In late 1849, Governor Whitemarsh Seabrook, a Charleston resident well aware of the workhouse revolt, called for tighter policing of slavery throughout the state. The Compromise of 1850 served to heighten tensions, as South Carolinians feared the federal government would not only ban the extension of slavery into newly acquired territory resulting from the war with Mexico. In fact, white South Carolinians debated seceding from the United States between 1850 and 1852, deciding against it – until the time was right.
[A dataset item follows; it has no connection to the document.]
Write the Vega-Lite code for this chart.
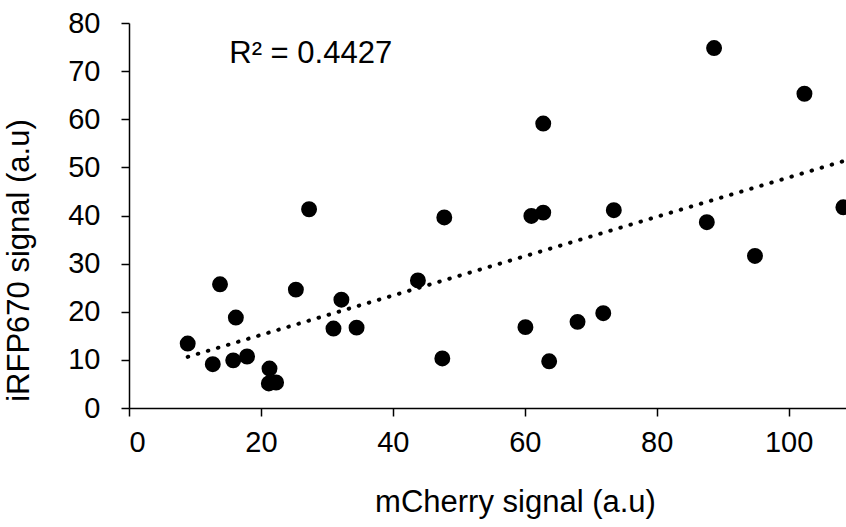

In many ways, the workhouse epitomized the brutality of urban slavery. Enslavers sent their slaves to the workhouse for punishment, most often in the form of whippings and paddling. Sometimes they had their slave labor on the treadmill, a dangerous contraption that often lead to injury, including permanent disability. The workhouse also served as a slave pen for slaves awaiting sale – a place for safekeeping slaves who might otherwise runaway before being sold away to New Orleans or some other strange place. In addition, the workhouse was a prison. Captured runaway slaves were lodged in the workhouse. Convicted slaves, like Nicholas, served the terms of their convictions there because the city council restricted the jail to whites and free blacks only.